# DATA SHOWN start
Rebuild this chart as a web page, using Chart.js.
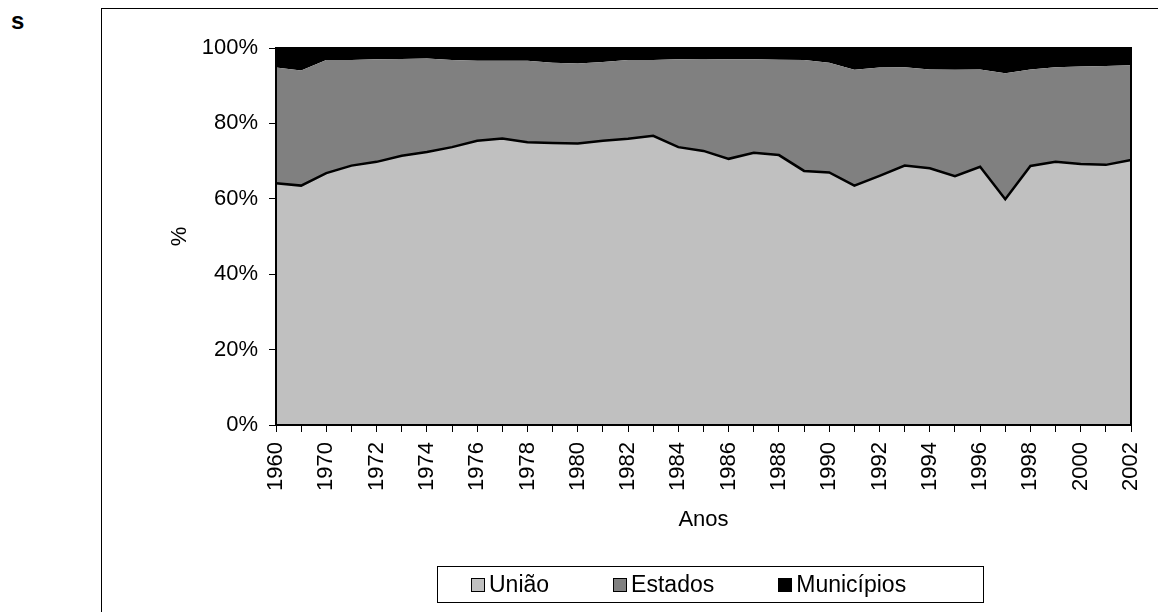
<!DOCTYPE html>
<html>
<head>
<meta charset="utf-8">
<script src="https://cdn.jsdelivr.net/npm/chart.js@4"></script>
<style>
  body { margin: 0; background: #fff; font-family: 'Liberation Sans', Arial, sans-serif; }
  #wrap { position: relative; width: 1158px; height: 612px; overflow: hidden; }
  #frame { position: absolute; left: 101px; top: 8px; width: 1200px; height: 700px;
           border-left: 1px solid #000; border-top: 1px solid #000; }
  #canvas { position: absolute; left: 0; top: 0; }
  #s { position: absolute; left: 11px; top: 7px; font-weight: bold; font-size: 24px; }
  #legend { position: absolute; left: 437px; top: 566px; width: 547px; height: 37px;
            border: 1px solid #000; display: flex; align-items: center;
            padding-left: 33px; box-sizing: border-box; gap: 64px; font-size: 23px; }
  #legend .item { display: flex; align-items: center; }
  #legend .box { width: 12px; height: 12px; border: 1px solid #000; margin-right: 4px; }
</style>
</head>
<body>
<div id="wrap">
  <div id="frame"></div>
  <div id="s">s</div>
  <canvas id="canvas" width="1158" height="612"></canvas>
  <div id="legend"></div>
</div>
<script>
const anos = ['1960', '1965', '1970', '1971', '1972', '1973', '1974', '1975', '1976', '1977',
    '1978', '1979', '1980', '1981', '1982', '1983', '1984', '1985', '1986', '1987',
    '1988', '1989', '1990', '1991', '1992', '1993', '1994', '1995', '1996', '1997',
    '1998', '1999', '2000', '2001', '2002'];

const uniao = [64.1, 63.5, 66.8, 68.8, 69.8, 71.4, 72.4, 73.7, 75.4, 76.0,
    75.0, 74.8, 74.7, 75.4, 75.9, 76.7, 73.7, 72.7, 70.6, 72.2,
    71.6, 67.4, 67.0, 63.5, 66.1, 68.8, 68.1, 66.0, 68.5, 59.9,
    68.7, 69.8, 69.2, 69.0, 70.3];

const estados = [30.7, 30.5, 30.0, 28.0, 27.2, 25.7, 24.8, 23.1, 21.2, 20.6,
    21.6, 21.3, 21.2, 20.9, 20.9, 20.1, 23.3, 24.4, 26.4, 24.8,
    25.3, 29.4, 29.1, 30.7, 28.7, 26.1, 26.2, 28.2, 25.8, 33.4,
    25.6, 25.1, 25.9, 26.2, 25.1];

const municipios = [5.2, 6.0, 3.2, 3.2, 3.0, 2.9, 2.8, 3.2, 3.4, 3.4,
    3.4, 3.9, 4.1, 3.7, 3.2, 3.2, 3.0, 2.9, 3.0, 3.0,
    3.1, 3.2, 3.9, 5.8, 5.2, 5.1, 5.7, 5.8, 5.7, 6.7,
    5.7, 5.1, 4.9, 4.8, 4.6];

const yTicks = [0, 20, 40, 60, 80, 100];

const font = { family: "'Liberation Sans', Arial, sans-serif", size: 22 };
Chart.defaults.color = '#000';
Chart.defaults.font = font;

// moldura da área do gráfico
const plotBorder = {
    id: 'plotBorder',
    afterDatasetsDraw(chart) {
        const a = chart.chartArea;
        const ctx = chart.ctx;
        ctx.save();
        ctx.strokeStyle = '#000';
        ctx.lineWidth = 2;
        ctx.strokeRect(a.left, a.top, a.right - a.left, a.bottom - a.top);
        ctx.restore();
    }
};

const datasets = [{
    label: 'União',
    data: uniao,
    backgroundColor: '#c0c0c0',
    borderColor: '#000',
    borderWidth: 2.5,
    fill: 'origin'
}, {
    label: 'Estados',
    data: estados,
    backgroundColor: '#808080',
    borderColor: '#808080',
    borderWidth: 0,
    fill: '-1'
}, {
    label: 'Municípios',
    data: municipios,
    backgroundColor: '#000',
    borderColor: '#000',
    borderWidth: 0,
    fill: '-1'
}];

var ctx = document.getElementById('canvas').getContext('2d');

var chart = new Chart(ctx, {
    type: 'line',
    data: {
        labels: anos,
        datasets: datasets
    },
    options: {
        responsive: false,
        animation: false,
        layout: {
            padding: { left: 150, top: 48, right: 27, bottom: 79 }
        },
        elements: {
            point: { radius: 0 },
            line: { tension: 0 }
        },
        plugins: {
            legend: { display: false },
            tooltip: { enabled: false }
        },
        scales: {
            x: {
                offset: false,
                grid: { drawOnChartArea: false, drawTicks: true, tickLength: 7, color: '#000' },
                border: { color: '#000', width: 1 },
                ticks: {
                    autoSkip: false,
                    maxRotation: 90,
                    minRotation: 90,
                    padding: 10,
                    callback: function(v, i) { return i % 2 === 0 ? anos[i] : ''; }
                },
                title: { display: true, text: 'Anos', padding: { top: 0, bottom: 0 } },
                afterFit: function(scale) {
                    scale.height = 108;
                    scale.paddingLeft = 0;
                    scale.paddingRight = 0;
                }
            },
            y: {
                stacked: true,
                min: 0,
                max: 100,
                grid: { drawOnChartArea: false, drawTicks: true, tickLength: 7, color: '#000' },
                border: { color: '#000', width: 1 },
                ticks: {
                    stepSize: 20,
                    padding: 11,
                    callback: function(v) { return yTicks.includes(v) ? v + '%' : ''; }
                },
                title: { display: true, text: '%', padding: { top: 17, bottom: 0 } },
                afterFit: function(scale) { scale.width = 126; }
            }
        }
    },
    plugins: [plotBorder]
});

// legenda em caixa, como no original
const legend = document.getElementById('legend');
chart.data.datasets.forEach(function(ds) {
    const item = document.createElement('div');
    item.className = 'item';
    const box = document.createElement('span');
    box.className = 'box';
    box.style.background = ds.backgroundColor;
    const txt = document.createElement('span');
    txt.textContent = ds.label;
    item.appendChild(box);
    item.appendChild(txt);
    legend.appendChild(item);
});
</script>
</body>
</html>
# DATA SHOWN end
**PROBLEM REQUIREMENTS:** Return to the listing above and set it down exactly, leaving out its pictures.

**SOLUTION TO THIS PROBLEM:**
Rebuild this chart as a web page, using Chart.js.
<!DOCTYPE html>
<html>
<head>
<meta charset="utf-8">
<script src="https://cdn.jsdelivr.net/npm/chart.js@4"></script>
<style>
  body { margin: 0; background: #fff; font-family: 'Liberation Sans', Arial, sans-serif; }
  #wrap { position: relative; width: 1158px; height: 612px; overflow: hidden; }
  #frame { position: absolute; left: 101px; top: 8px; width: 1200px; height: 700px;
           border-left: 1px solid #000; border-top: 1px solid #000; }
  #canvas { position: absolute; left: 0; top: 0; }
  #s { position: absolute; left: 11px; top: 7px; font-weight: bold; font-size: 24px; }
  #legend { position: absolute; left: 437px; top: 566px; width: 547px; height: 37px;
            border: 1px solid #000; display: flex; align-items: center;
            padding-left: 33px; box-sizing: border-box; gap: 64px; font-size: 23px; }
  #legend .item { display: flex; align-items: center; }
  #legend .box { width: 12px; height: 12px; border: 1px solid #000; margin-right: 4px; }
</style>
</head>
<body>
<div id="wrap">
  <div id="frame"></div>
  <div id="s">s</div>
  <canvas id="canvas" width="1158" height="612"></canvas>
  <div id="legend"></div>
</div>
<script>
const anos = ['1960', '1965', '1970', '1971', '1972', '1973', '1974', '1975', '1976', '1977',
    '1978', '1979', '1980', '1981', '1982', '1983', '1984', '1985', '1986', '1987',
    '1988', '1989', '1990', '1991', '1992', '1993', '1994', '1995', '1996', '1997',
    '1998', '1999', '2000', '2001', '2002'];

const uniao = [64.1, 63.5, 66.8, 68.8, 69.8, 71.4, 72.4, 73.7, 75.4, 76.0,
    75.0, 74.8, 74.7, 75.4, 75.9, 76.7, 73.7, 72.7, 70.6, 72.2,
    71.6, 67.4, 67.0, 63.5, 66.1, 68.8, 68.1, 66.0, 68.5, 59.9,
    68.7, 69.8, 69.2, 69.0, 70.3];

const estados = [30.7, 30.5, 30.0, 28.0, 27.2, 25.7, 24.8, 23.1, 21.2, 20.6,
    21.6, 21.3, 21.2, 20.9, 20.9, 20.1, 23.3, 24.4, 26.4, 24.8,
    25.3, 29.4, 29.1, 30.7, 28.7, 26.1, 26.2, 28.2, 25.8, 33.4,
    25.6, 25.1, 25.9, 26.2, 25.1];

const municipios = [5.2, 6.0, 3.2, 3.2, 3.0, 2.9, 2.8, 3.2, 3.4, 3.4,
    3.4, 3.9, 4.1, 3.7, 3.2, 3.2, 3.0, 2.9, 3.0, 3.0,
    3.1, 3.2, 3.9, 5.8, 5.2, 5.1, 5.7, 5.8, 5.7, 6.7,
    5.7, 5.1, 4.9, 4.8, 4.6];

const yTicks = [0, 20, 40, 60, 80, 100];

const font = { family: "'Liberation Sans', Arial, sans-serif", size: 22 };
Chart.defaults.color = '#000';
Chart.defaults.font = font;

// moldura da área do gráfico
const plotBorder = {
    id: 'plotBorder',
    afterDatasetsDraw(chart) {
        const a = chart.chartArea;
        const ctx = chart.ctx;
        ctx.save();
        ctx.strokeStyle = '#000';
        ctx.lineWidth = 2;
        ctx.strokeRect(a.left, a.top, a.right - a.left, a.bottom - a.top);
        ctx.restore();
    }
};

const datasets = [{
    label: 'União',
    data: uniao,
    backgroundColor: '#c0c0c0',
    borderColor: '#000',
    borderWidth: 2.5,
    fill: 'origin'
}, {
    label: 'Estados',
    data: estados,
    backgroundColor: '#808080',
    borderColor: '#808080',
    borderWidth: 0,
    fill: '-1'
}, {
    label: 'Municípios',
    data: municipios,
    backgroundColor: '#000',
    borderColor: '#000',
    borderWidth: 0,
    fill: '-1'
}];

var ctx = document.getElementById('canvas').getContext('2d');

var chart = new Chart(ctx, {
    type: 'line',
    data: {
        labels: anos,
        datasets: datasets
    },
    options: {
        responsive: false,
        animation: false,
        layout: {
            padding: { left: 150, top: 48, right: 27, bottom: 79 }
        },
        elements: {
            point: { radius: 0 },
            line: { tension: 0 }
        },
        plugins: {
            legend: { display: false },
            tooltip: { enabled: false }
        },
        scales: {
            x: {
                offset: false,
                grid: { drawOnChartArea: false, drawTicks: true, tickLength: 7, color: '#000' },
                border: { color: '#000', width: 1 },
                ticks: {
                    autoSkip: false,
                    maxRotation: 90,
                    minRotation: 90,
                    padding: 10,
                    callback: function(v, i) { return i % 2 === 0 ? anos[i] : ''; }
                },
                title: { display: true, text: 'Anos', padding: { top: 0, bottom: 0 } },
                afterFit: function(scale) {
                    scale.height = 108;
                    scale.paddingLeft = 0;
                    scale.paddingRight = 0;
                }
            },
            y: {
                stacked: true,
                min: 0,
                max: 100,
                grid: { drawOnChartArea: false, drawTicks: true, tickLength: 7, color: '#000' },
                border: { color: '#000', width: 1 },
                ticks: {
                    stepSize: 20,
                    padding: 11,
                    callback: function(v) { return yTicks.includes(v) ? v + '%' : ''; }
                },
                title: { display: true, text: '%', padding: { top: 17, bottom: 0 } },
                afterFit: function(scale) { scale.width = 126; }
            }
        }
    },
    plugins: [plotBorder]
});

// legenda em caixa, como no original
const legend = document.getElementById('legend');
chart.data.datasets.forEach(function(ds) {
    const item = document.createElement('div');
    item.className = 'item';
    const box = document.createElement('span');
    box.className = 'box';
    box.style.background = ds.backgroundColor;
    const txt = document.createElement('span');
    txt.textContent = ds.label;
    item.appendChild(box);
    item.appendChild(txt);
    legend.appendChild(item);
});
</script>
</body>
</html>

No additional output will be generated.